Eliana Carrara (con il fattivo contributo di Veronica
Vestri) affronta in questo volume le vicende delle feste fiorentine, tema anch’esso
ben noto, ma a cui si aggiungono ora altri materiali d’archivio (quasi tutti
inediti) relativi rispettivamente alla rappresentazione della commedia I
Bernardi nella Sala Grande (ora Salone dei Cinquecento) in Palazzo Vecchio;
alle celebrazioni in occasione dell’ingresso di Giovanna d’Asburgo in città per
il suo matrimonio con Francesco I (1565-1566); e, infine, alle nozze fra
Ferdinando I con Cristina di Lorena (1589). Molto conosciamo già: ne restano testimonianze
anche visive (disegni e incisioni); così come pubblicazioni a stampa
d’occasione (ma, nel caso dell’ingresso di Giovanna a Firenze, il resoconto –
scritto da Giovan Battista Cini - fu inserito all’ultimo momento addirittura
nell’edizione Giuntina delle Vite vasariane). Tuttavia i documenti
d’archivio sono sempre importanti perché, oltre a fornire informazioni sempre
più puntuali, danno un’idea della complessità delle varie fasi delle
celebrazioni, dalla progettazione all’esecuzione, allo spettacolo vero e
proprio. Marco Collareta, nella sua prefazione, ricorda che, in una situazione
standard, «tutto
parte da un committente, prende forma verbale nel programma di un consigliere
erudito, viene tradotto in percorso urbanistico e/o progetto architettonico
d’insieme da un artista esperto nel disegno, s’incarna nella concreta realtà
dei manufatti, accoglie gli attori umani che gli conferiscono vita e
significato, per offrirsi infine agli occhi di un pubblico variegato e
complesso, cui spetta il primo e personale giudizio critico» (p. 11).

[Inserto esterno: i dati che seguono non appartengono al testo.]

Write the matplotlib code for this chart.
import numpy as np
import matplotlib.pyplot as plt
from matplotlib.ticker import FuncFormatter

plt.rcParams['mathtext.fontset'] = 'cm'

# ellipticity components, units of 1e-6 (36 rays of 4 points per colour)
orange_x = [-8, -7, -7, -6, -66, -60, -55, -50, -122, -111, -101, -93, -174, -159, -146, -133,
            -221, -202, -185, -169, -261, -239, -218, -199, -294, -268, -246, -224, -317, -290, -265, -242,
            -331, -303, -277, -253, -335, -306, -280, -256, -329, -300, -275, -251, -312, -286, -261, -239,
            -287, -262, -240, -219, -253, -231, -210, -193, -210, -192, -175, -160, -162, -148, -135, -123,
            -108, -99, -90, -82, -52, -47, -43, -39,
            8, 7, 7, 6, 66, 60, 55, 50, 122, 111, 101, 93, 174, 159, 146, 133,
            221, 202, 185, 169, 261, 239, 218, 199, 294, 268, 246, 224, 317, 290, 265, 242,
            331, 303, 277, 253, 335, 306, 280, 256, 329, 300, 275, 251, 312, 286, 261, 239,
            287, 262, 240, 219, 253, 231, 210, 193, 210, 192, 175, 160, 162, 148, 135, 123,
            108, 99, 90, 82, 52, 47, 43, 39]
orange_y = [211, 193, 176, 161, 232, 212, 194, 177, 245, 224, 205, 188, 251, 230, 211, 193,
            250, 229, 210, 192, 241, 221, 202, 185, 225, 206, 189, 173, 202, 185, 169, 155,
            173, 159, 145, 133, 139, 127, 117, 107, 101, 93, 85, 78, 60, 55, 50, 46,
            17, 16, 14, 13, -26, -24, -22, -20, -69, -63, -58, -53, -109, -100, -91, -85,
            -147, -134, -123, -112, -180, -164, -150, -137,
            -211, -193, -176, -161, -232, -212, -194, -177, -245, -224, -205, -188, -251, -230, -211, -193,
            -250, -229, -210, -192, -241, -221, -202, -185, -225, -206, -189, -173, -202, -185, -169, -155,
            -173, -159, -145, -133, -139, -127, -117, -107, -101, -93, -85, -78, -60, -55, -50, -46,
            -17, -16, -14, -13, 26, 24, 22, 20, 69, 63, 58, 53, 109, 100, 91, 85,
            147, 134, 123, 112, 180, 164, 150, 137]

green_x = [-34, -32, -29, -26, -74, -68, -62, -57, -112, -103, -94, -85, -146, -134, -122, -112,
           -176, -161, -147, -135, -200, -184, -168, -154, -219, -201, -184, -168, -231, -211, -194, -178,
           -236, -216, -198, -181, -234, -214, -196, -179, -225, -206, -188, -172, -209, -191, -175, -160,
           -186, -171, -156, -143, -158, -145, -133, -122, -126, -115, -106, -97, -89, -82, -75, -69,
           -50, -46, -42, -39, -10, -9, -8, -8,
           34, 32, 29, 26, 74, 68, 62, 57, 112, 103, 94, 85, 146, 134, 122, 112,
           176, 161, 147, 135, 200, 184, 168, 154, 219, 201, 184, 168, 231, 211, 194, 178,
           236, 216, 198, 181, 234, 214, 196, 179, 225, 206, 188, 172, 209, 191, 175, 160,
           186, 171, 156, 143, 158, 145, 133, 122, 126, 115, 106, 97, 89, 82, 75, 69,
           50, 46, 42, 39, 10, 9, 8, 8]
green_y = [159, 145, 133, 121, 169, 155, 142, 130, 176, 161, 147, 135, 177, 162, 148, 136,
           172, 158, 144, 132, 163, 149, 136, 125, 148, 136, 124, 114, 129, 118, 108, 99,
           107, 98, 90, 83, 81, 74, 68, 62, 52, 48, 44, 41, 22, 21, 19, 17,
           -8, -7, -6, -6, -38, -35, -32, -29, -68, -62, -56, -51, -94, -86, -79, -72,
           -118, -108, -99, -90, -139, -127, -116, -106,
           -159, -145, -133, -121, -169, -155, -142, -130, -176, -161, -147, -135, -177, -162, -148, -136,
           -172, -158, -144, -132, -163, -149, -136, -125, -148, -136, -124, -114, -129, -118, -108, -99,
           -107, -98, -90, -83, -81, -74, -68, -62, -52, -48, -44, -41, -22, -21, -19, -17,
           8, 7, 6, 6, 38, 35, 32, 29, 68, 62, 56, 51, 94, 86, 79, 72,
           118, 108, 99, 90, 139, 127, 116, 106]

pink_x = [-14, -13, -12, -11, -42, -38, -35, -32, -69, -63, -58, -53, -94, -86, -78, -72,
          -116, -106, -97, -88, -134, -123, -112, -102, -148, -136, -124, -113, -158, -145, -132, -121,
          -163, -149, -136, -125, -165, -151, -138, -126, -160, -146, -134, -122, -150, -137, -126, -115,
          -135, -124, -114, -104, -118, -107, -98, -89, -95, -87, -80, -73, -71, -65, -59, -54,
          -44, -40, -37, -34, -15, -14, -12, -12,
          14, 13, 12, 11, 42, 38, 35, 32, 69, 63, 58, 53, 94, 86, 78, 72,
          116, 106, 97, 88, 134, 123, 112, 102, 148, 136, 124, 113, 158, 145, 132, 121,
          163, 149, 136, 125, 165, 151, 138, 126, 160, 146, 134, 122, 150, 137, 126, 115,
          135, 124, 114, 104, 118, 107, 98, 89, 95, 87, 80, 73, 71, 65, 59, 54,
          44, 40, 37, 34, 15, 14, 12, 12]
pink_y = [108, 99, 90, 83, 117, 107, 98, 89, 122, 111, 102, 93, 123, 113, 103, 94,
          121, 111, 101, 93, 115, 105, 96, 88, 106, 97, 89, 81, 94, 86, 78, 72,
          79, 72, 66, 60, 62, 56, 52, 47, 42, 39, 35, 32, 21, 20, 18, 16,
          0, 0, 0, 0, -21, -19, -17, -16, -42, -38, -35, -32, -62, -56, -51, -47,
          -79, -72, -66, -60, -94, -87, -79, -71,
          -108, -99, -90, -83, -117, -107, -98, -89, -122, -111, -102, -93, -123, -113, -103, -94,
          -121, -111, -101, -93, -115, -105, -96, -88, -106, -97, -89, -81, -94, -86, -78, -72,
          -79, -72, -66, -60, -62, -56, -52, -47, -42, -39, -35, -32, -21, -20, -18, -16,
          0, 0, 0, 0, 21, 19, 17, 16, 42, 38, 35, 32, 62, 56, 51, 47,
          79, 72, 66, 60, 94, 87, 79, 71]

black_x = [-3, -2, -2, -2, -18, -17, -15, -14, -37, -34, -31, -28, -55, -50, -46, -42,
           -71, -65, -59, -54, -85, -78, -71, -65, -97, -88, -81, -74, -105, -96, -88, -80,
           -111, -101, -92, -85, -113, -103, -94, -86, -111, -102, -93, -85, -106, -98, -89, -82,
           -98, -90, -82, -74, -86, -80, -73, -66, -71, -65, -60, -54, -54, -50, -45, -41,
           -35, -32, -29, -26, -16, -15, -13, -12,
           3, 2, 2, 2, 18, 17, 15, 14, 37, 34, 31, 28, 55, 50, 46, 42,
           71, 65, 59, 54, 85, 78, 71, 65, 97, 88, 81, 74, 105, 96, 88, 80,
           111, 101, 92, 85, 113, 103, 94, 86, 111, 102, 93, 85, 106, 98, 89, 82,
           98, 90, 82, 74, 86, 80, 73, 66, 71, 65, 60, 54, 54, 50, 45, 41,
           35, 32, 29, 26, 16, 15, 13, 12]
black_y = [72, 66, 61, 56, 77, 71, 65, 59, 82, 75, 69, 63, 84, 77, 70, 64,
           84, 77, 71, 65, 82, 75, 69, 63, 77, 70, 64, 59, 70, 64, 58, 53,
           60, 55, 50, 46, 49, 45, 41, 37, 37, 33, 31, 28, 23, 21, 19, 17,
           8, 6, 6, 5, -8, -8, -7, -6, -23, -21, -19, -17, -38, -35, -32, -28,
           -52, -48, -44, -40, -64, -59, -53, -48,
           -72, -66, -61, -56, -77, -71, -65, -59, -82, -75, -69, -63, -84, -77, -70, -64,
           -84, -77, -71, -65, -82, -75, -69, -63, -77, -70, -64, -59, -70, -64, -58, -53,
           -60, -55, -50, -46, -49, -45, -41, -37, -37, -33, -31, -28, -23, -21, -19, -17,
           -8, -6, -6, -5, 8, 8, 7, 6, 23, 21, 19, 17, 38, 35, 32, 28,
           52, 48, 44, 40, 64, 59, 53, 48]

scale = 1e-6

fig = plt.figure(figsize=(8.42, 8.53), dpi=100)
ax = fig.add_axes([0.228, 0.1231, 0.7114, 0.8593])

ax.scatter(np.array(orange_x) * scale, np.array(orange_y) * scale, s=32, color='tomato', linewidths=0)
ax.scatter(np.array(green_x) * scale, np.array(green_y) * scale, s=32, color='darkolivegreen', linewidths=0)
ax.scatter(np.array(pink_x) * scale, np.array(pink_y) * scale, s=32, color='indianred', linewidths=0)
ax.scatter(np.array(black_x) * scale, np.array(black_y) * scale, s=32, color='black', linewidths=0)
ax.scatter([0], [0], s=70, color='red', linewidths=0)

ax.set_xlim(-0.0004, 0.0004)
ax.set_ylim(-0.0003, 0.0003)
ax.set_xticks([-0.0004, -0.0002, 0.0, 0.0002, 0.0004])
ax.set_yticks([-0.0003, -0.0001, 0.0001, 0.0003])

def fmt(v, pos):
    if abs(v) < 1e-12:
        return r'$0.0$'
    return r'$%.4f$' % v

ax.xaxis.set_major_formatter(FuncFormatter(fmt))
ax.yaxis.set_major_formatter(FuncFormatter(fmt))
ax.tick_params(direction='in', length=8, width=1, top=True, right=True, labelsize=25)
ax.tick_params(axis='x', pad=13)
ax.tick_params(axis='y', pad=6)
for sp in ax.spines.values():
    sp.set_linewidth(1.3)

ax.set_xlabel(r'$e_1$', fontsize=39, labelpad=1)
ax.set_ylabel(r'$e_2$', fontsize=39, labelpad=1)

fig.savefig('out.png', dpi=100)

Difficile trovare qualcosa di analogo oggi, a quasi cinque secoli di distanza;
forse, spostandosi in ambito sportivo, si potrebbe fare un paragone con
l’organizzazione e le cerimonie d’inaugurazione delle Olimpiadi.
Un mondo al lavoro
Di quei manufatti, naturalmente, resta nulla, se non in casi
del tutto eccezionali. Ma consultare le carte ci permette di ricostruire un
ambiente artistico e artigianale in maniera straordinariamente completa. Il
caso delle nozze fra Francesco I e Giovanna d’Asburgo, in questo senso, è
particolarmente fortunato e la nostra fortuna è dovuta – ironia della sorte –
proprio alle vicissitudini amministrative successive allo svolgimento dei
fatti. Raffaello Guidi, detto ‘dello Scheggia’ aveva infatti ricevuto 1240
scudi dalle casse granducali per le spese della ‘mascherata’ e della commedia (la
Cofanaria) tenutasi per quell’occasione. Sennonché, mentre in un suo
libretto personale, risultavano spese per 1234, era stato in grado di produrre pezze
d’appoggio solo per 703 scudi. Si impose, dunque, la sistematica revisione di
tutte le notule da parte dell’organo preposto (la Magistratura dei
Soprassindaci) e, in assenza di tutti i
riscontri, si fece ricorso alle testimonianze di tutti gli attori coinvolti, dal
pittore Bernardo Buontalenti, che senza dubbio ebbe un ruolo di primo piano
nell’allestimento degli apparati, fino ai letterati che realizzarono versi di
occasione (Antonio Ceccherelli) e al mondo artigiano che si vide coinvolto nei
preparativi. I nomi di Marco Giachini e Antonio Nichi, merciai; di Agnolo
Alessandrini e compagni, linaioli; di Bartolomeo da Verrazzano e compagni,
tessitori; di Giovanni Battista Losetti e compagni, velatai; del bergamasco
Francesco di Giorgio Lottotti, venditore di maschere e burattini e così via,
per pagine e pagine, di ricamatori, brigliai, di venditori di pelli, di
calzolai, di sellai, di filatori d’oro, cappellai, setaioli, venditori di perle
e quant’altro, non passeranno alla storia. Ce ne dimenticheremo subito e ben
poco potremo dire sulle loro biografie e sulle loro attività. Ma tutti assieme,
questi attori, di molta o nessuna fama, costituiscono il tessuto produttivo
della Firenze del Cinquecento: sono la Firenze vera, quella su cui potranno
contare non solo i granduchi, ma anche gli artisti di maggior successo (come
Vasari) per la realizzazione di commissioni e opere. E quindi, per una volta,
più che ai documenti veri e propri, che naturalmente saranno particolarmente
preziosi per coloro che si occupano di storia materiale e di storia dello
spettacolo, vale la pena leggere le schede biografiche finali del libro, che
riguardano una parte (quella di cui si è riusciti a sapere qualcosa) degli
artigiani, commercianti, manovali che costituivano la nervatura del mondo
artigiano della città. Ci sono veramente tante cose da imparare.